_THE PROBLEM_
Your task is to retype, word for word, the lines from the start of the data through the line holding "from bokeh.resources import INLINE". Do not include the pictures.
— Begin PROVIDED MATERIAL —
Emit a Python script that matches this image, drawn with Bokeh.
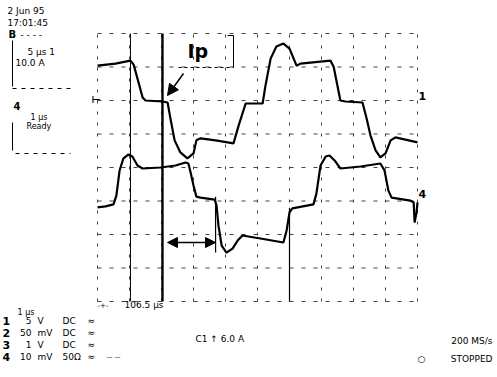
import numpy as np
from bokeh.plotting import figure
from bokeh.models import Range1d, Label, Arrow, NormalHead
from bokeh.embed import file_html
from bokeh.resources import INLINE

# ---- data (time in divisions, amplitude in divisions) ----
ch1_t = [0.00, 0.56, 1.03, 1.13, 1.41, 1.50, 2.03, 2.19, 2.28, 2.41, 2.59, 2.81, 3.00, 3.09,
         3.22, 3.69, 4.25, 4.41, 4.63, 5.16, 5.25, 5.41, 5.59, 5.81, 6.00, 6.13, 6.22, 6.34,
         7.28, 7.38, 7.59, 7.75, 8.28, 8.41, 8.53, 8.69, 8.84, 9.00, 9.16, 9.31, 10.00]
ch1_v = [3.04, 3.10, 3.19, 3.07, 2.09, 2.00, 1.97, 1.94, 1.46, 0.81, 0.45, 0.27, 0.42, 0.81,
         0.87, 0.81, 0.72, 1.25, 1.91, 1.91, 2.45, 3.25, 3.61, 3.70, 3.55, 3.25, 3.04, 3.10,
         3.19, 3.01, 2.00, 1.97, 1.94, 1.46, 0.96, 0.51, 0.30, 0.42, 0.81, 0.90, 0.75]

ch4_t = [0.00, 0.25, 0.50, 0.59, 0.69, 0.81, 0.97, 1.09, 1.25, 1.41, 1.97, 2.44, 2.75, 2.84,
         2.91, 3.00, 3.09, 3.22, 3.66, 3.72, 3.78, 3.88, 4.03, 4.22, 4.38, 4.53, 5.09, 5.81,
         5.91, 6.00, 6.09, 6.75, 6.84, 6.97, 7.13, 7.25, 7.41, 7.59, 8.22, 8.84, 8.97, 9.09,
         9.19, 9.78, 9.88, 9.91, 9.97, 10.00]
ch4_v = [-1.19, -1.16, -1.10, -0.84, -0.09, 0.27, 0.39, 0.33, 0.06, -0.03, 0.00, 0.06, 0.15, 0.12,
         -0.15, -0.54, -0.87, -0.90, -0.96, -1.13, -1.73, -2.33, -2.54, -2.42, -2.18, -2.03, -2.12, -2.24,
         -1.88, -1.34, -1.22, -1.10, -0.78, 0.06, 0.33, 0.36, 0.21, -0.03, 0.03, 0.12, -0.09, -0.69,
         -0.90, -0.99, -1.04, -1.64, -1.34, -1.04]

grid_x = list(range(0, 11))
grid_y = list(range(-4, 5))

cursor_t = [1.03, 2.03, 3.69, 6.00]
cursor_lo = [-4.0, -4.0, -2.54, -4.0]
cursor_hi = [4.0, 4.0, -0.87, -1.2]
cursor_w = [1.0, 2.4, 1.2, 1.2]

table_ch = ["1", "2", "3", "4"]
table_val = ["5", "50", "1", "10"]
table_unit = ["V", "mV", "V", "mV"]
table_cpl = ["DC", "DC", "DC", "50Ω"]

# ---- layout helpers (picture pixel -> division units) ----
W, H = 497, 377
PX_DIV_X, PX_DIV_Y = 32.0, 33.5
def X(px):
    return (px - 97) / PX_DIV_X
def Y(py):
    return (167 - py) / PX_DIV_Y

x0 = X(0)
y1 = Y(0)
p = figure(width=W, height=H, output_backend="svg", toolbar_location=None,
           x_range=Range1d(x0, x0 + W / PX_DIV_X), y_range=Range1d(y1 - H / PX_DIV_Y, y1),
           min_border=0, min_border_left=0, min_border_right=0, min_border_top=0, min_border_bottom=0)
p.axis.visible = False
p.grid.visible = False
p.outline_line_color = None
p.background_fill_color = "white"
p.border_fill_color = "white"

# graticule
p.segment(x0=grid_x, x1=grid_x, y0=[grid_y[0]] * len(grid_x), y1=[grid_y[-1]] * len(grid_x),
          line_color="#222222", line_width=1, line_dash="3 8", line_alpha=0.85)
p.segment(x0=[grid_x[0]] * len(grid_y), x1=[grid_x[-1]] * len(grid_y), y0=grid_y, y1=grid_y,
          line_color="#222222", line_width=1, line_dash="4 8", line_alpha=0.85)

# cursors
p.segment(x0=cursor_t, x1=cursor_t, y0=cursor_lo, y1=cursor_hi, line_color="black", line_width=cursor_w)

# traces
p.line(ch1_t, ch1_v, line_color="black", line_width=2.2)
p.line(ch4_t, ch4_v, line_color="black", line_width=2.2)

# bracket near Ip label
p.line([X(227), X(233), X(233)], [Y(35), Y(35), Y(67)], line_color="black", line_width=1)
p.line([X(178), X(233)], [Y(67), Y(67)], line_color="black", line_width=1, line_dash="3 3")

# trace label boxes at left
p.line([X(12), X(12)], [Y(40), Y(86)], line_color="black", line_width=1)
p.line([X(12), X(70)], [Y(88), Y(88)], line_color="black", line_width=1, line_dash="4 5")
p.line([X(12), X(12)], [Y(122), Y(150)], line_color="black", line_width=1)
p.line([X(15), X(70)], [Y(153), Y(153)], line_color="black", line_width=1, line_dash="4 5")

FONT = "DejaVu Sans"
def lab(text, px, py, size=9, bold=False, align="left"):
    p.add_layout(Label(x=X(px), y=Y(py), text=text, text_font=FONT,
                       text_font_size=f"{size}px", text_font_style="bold" if bold else "normal",
                       text_baseline="middle", text_align=align, text_color="black"))

lab("2 Jun 95", 7, 10)
lab("17:01:45", 7, 22)
lab("B", 8, 34, 10, True)
lab("- - - -", 20, 34)
lab("5 μs 1", 27, 51)
lab("10.0 A", 15, 62)
lab("4", 13, 105, 10, True)
lab("1 μs", 30, 117, 8)
lab("Ready", 26, 126, 8)

lab("Ip", 187, 50, 19, True)
lab("⊢", 91, 99, 10, True)
lab("1", 418, 95, 11, True)
lab("4", 418, 193, 11, True)

lab("-+-", 97, 304, 7)
lab("106.5 μs", 124, 304, 9)
lab("1 μs", 17, 312, 8)
rows_y = [320, 332, 344, 356]
for ch, v, u, c, ry in zip(table_ch, table_val, table_unit, table_cpl, rows_y):
    lab(ch, 2, ry, 11, True)
    lab(v, 31, ry, 9, align="right")
    lab(u, 37, ry, 9)
    lab(c, 62, ry, 9)
    lab("≈", 87, ry, 9)
lab("— —", 106, 356, 6)
lab("C1 ↑ 6.0 A", 195, 338, 9)
lab("200 MS/s", 492, 340, 9, align="right")
lab("○", 417, 358, 9)
lab("STOPPED", 492, 358, 9, align="right")

# arrows
p.add_layout(Arrow(end=NormalHead(size=11, fill_color="black", line_color="black"),
                   x_start=X(183), y_start=Y(73), x_end=X(167), y_end=Y(95),
                   line_color="black", line_width=1.5))
p.add_layout(Arrow(start=NormalHead(size=10, fill_color="black", line_color="black"),
                   end=NormalHead(size=10, fill_color="black", line_color="black"),
                   x_start=X(167), y_start=Y(242), x_end=X(215), y_end=Y(242),
                   line_color="black", line_width=1.5))

open("out.html", "w").write(file_html(p, INLINE))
— End PROVIDED MATERIAL —
_EXERCISE ANSWER_
Emit a Python script that matches this image, drawn with Bokeh.
import numpy as np
from bokeh.plotting import figure
from bokeh.models import Range1d, Label, Arrow, NormalHead
from bokeh.embed import file_html
from bokeh.resources import INLINE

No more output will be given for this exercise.